Foreign Market Entry Analysis:
Nayuki teahouses were established in 2015. Currently, the teahouses are among the best in mainland China for freshly made tea drinks. According to CIC, Nayuki, with a market share of 18.9 percent in 2020, became the second largest among China’s premium modern teahouse brands in terms of total retail consumption values. The premium teahouse has extensive teahouse networks in China, with 489 Nayuki teahouses covering 66 cities across mainland China and one Nayuki teahouse in each of Hong Kong SAR and Japan. Nayuki’s premium quality allows it to charge a higher price, and it is extremely popular among China’s young customers.
Nayuki should form a joint venture with Imperial Tea Courts in order to gain access to the American market. A joint venture is a low-risk market entry method that allows companies to leverage the strengths and diversity of their partners while entering strategic markets (Shen, Puig & Paul, 2017). In contrast to the 11 percent industry average in the United States, joint ventures produce a 17 percent return on investment (Nayuki, 2020).In a survey of 253 companies, Nippa and Reuer, (2019), discovered that joint ventures boosted growth, with 80 percent of participants claiming that joint ventures met and exceeded their expectations.
Located in San Francisco, California, Imperial Tea Court specializes in selling eastern (Taiwanese, Indian, Chinese, and Japanese) tea brands to the Asian population in the United States as well as other customer demographics. The fact that Imperial Tea Court retails premium traditional Chinese tea, just like Nayuki, is one of the reasons why this joint venture will be a success. This is a factor that will blend well with Nayuki’s product portfolio.
Joint Venture entry method is the best for Nayuki for the following reasons. Through the joint venture, Nayuki will be able to learn from Imperial Tea Court the critical distribution channels, supply chain networks and the customer characteristics to survive in the USA ( )) . Also, joint venture is a risk mitigation mechanization as the losses will be borne by both parties. The management principles for a joint venture are very clear. To begin, both participants must align their strategies, elect or appoint leadership for the venture, and establish rules to govern the venture (Killing, 2017). This joint venture should be formed on a 50/50 basis.

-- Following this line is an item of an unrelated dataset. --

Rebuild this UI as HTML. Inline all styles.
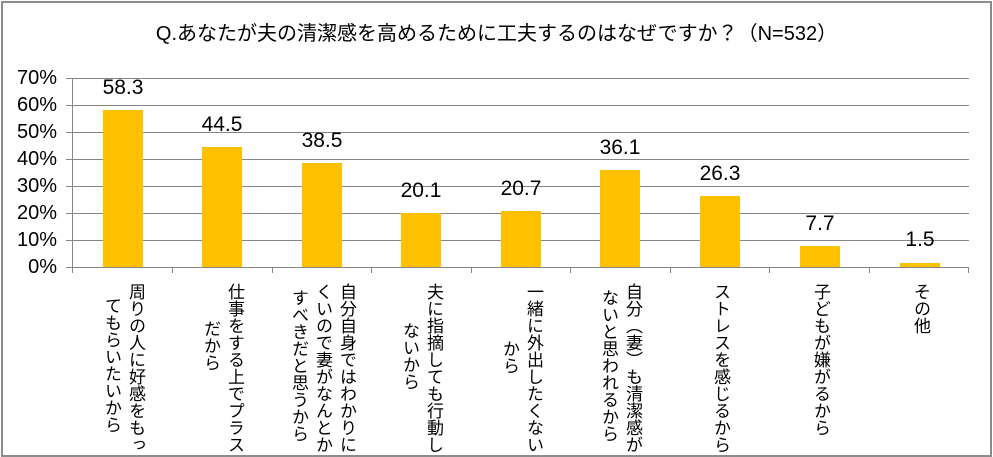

Imperial Tea Court already caters to a comparable customer niche when it comes to Nayuki’s premium tea. This will enable both businesses to expand beyond San Francisco’s Chinatown to other places in the United States. The joint venture’s possible hazards include Imperial Tea Court’s lack of commitment, as it will be a direct competitor of Nayuki’s tea. Additionally, the United States market is crowded with teahouses serving the Asian community; consequently, to survive beyond the joint venture, Nayuki must develop a portfolio that caters to the demands of the non-Asian (Chinese) population in the United States.